Work instructions =>
Copy, in full, each line of the material that holds the word "matplotlib".

Provided material =>
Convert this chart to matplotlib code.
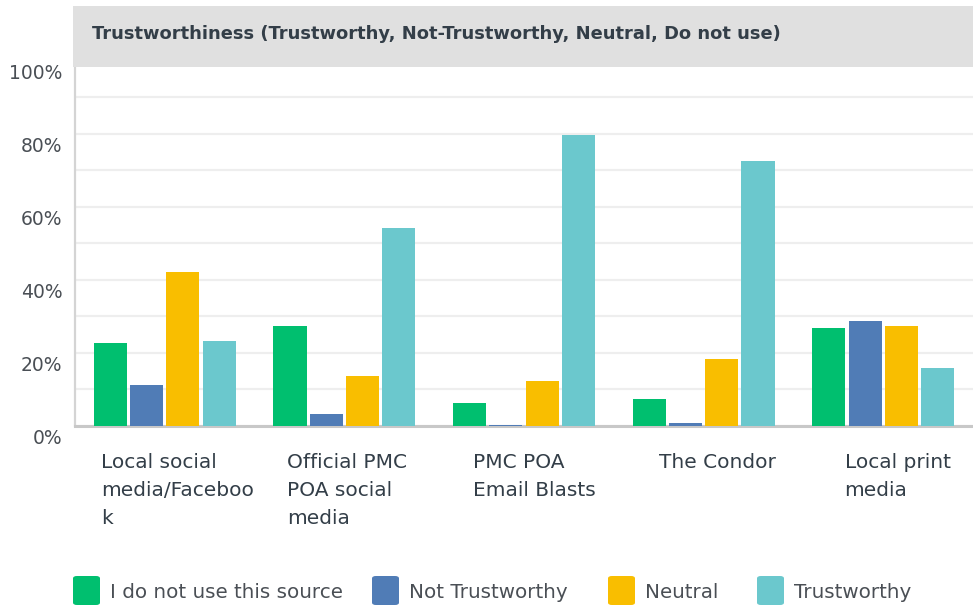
import matplotlib

matplotlib.use("Agg")
import matplotlib.pyplot as plt
import matplotlib.transforms as mtransforms
from matplotlib.patches import FancyBboxPatch, Rectangle
import numpy as np

plt.rcParams["font.family"] = ["DejaVu Sans"]

TITLE = "Trustworthiness (Trustworthy, Not-Trustworthy, Neutral, Do not use)"

SOURCES = [
    "Local social\nmedia/Faceboo\nk",
    "Official PMC\nPOA social\nmedia",
    "PMC POA\nEmail Blasts",
    "The Condor",
    "Local print\nmedia",
]

SERIES = ["I do not use this source", "Not Trustworthy", "Neutral", "Trustworthy"]
COLORS = ["#00bf6f", "#507cb6", "#f9be00", "#6bc8cd"]

# percent of respondents per source
DO_NOT_USE = [22.7, 27.3, 6.2, 7.3, 26.8]
NOT_TRUSTWORTHY = [11.2, 3.2, 0.3, 0.8, 28.7]
NEUTRAL = [42.1, 13.6, 12.2, 18.3, 27.3]
TRUSTWORTHY = [23.2, 54.2, 79.6, 72.5, 15.8]

YTICKS = [0, 20, 40, 60, 80, 100]

TEXT = "#333e48"
W, H = 973, 609

fig = plt.figure(figsize=(W / 100, H / 100), dpi=100)
ax = fig.add_axes([75 / W, 1 - 425.7 / H, 1 - 75 / W, (425.7 - 60.7) / H])

values = [DO_NOT_USE, NOT_TRUSTWORTHY, NEUTRAL, TRUSTWORTHY]
x = np.arange(len(SOURCES))
bar_w = 0.184
step = 0.202
for k, (vals, color) in enumerate(zip(values, COLORS)):
    ax.bar(x + (k - 1.5) * step, vals, width=bar_w, color=color, zorder=3)

ax.set_xlim(-0.5, len(SOURCES) - 0.5)
ax.set_ylim(0, 100)
ax.set_yticks(YTICKS)
ax.set_yticklabels([f"{v}%" for v in YTICKS], fontsize=13.5, color="#4a4f55")
ax.set_yticks(np.arange(0, 101, 10), minor=True)
ax.tick_params(axis="y", which="both", length=0, pad=9)
ax.set_xticks([])
ax.grid(axis="y", which="both", color="#eeeeee", linewidth=1.6, zorder=0)

# y labels sit a little below their gridlines
offset = mtransforms.ScaledTranslation(0, -0.11, fig.dpi_scale_trans)
for lbl in ax.get_yticklabels():
    lbl.set_transform(lbl.get_transform() + offset)

for side in ["top", "right"]:
    ax.spines[side].set_visible(False)
ax.spines["left"].set_color("#d4d4d4")
ax.spines["left"].set_linewidth(1.6)
ax.spines["bottom"].set_color("#c8c8c8")
ax.spines["bottom"].set_linewidth(2.2)

# category labels, left aligned under each group
for i, name in enumerate(SOURCES):
    ax.text(i * 1.035 - 0.355, -0.075, name, transform=ax.get_xaxis_transform(),
            ha="left", va="top", fontsize=14.5, color=TEXT, linespacing=1.6)

# header band
fig.patches.append(Rectangle((73 / W, 1 - 67 / H), 1 - 73 / W, 61 / H,
                             transform=fig.transFigure, facecolor="#e0e0e0",
                             edgecolor="none", zorder=5))
fig.text(92 / W, 1 - 34 / H, TITLE, ha="left", va="center", fontsize=12.9,
         fontweight="bold", color=TEXT, zorder=6)

# legend row
legend_x = [73, 372, 608, 757]
for lx, label, color in zip(legend_x, SERIES, COLORS):
    fig.patches.append(FancyBboxPatch((lx / W, 1 - 605 / H), 27 / W, 29 / H,
                                      boxstyle="round,pad=0,rounding_size=0.004",
                                      transform=fig.transFigure, facecolor=color,
                                      edgecolor="none"))
    fig.text((lx + 37) / W, 1 - 592 / H, label, ha="left", va="center",
             fontsize=14.3, color="#4a4f55")

fig.savefig("out.png", dpi=100)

Solved problem =>
Convert this chart to matplotlib code.
import matplotlib
matplotlib.use("Agg")
import matplotlib.pyplot as plt
import matplotlib.transforms as mtransforms
from matplotlib.patches import FancyBboxPatch, Rectangle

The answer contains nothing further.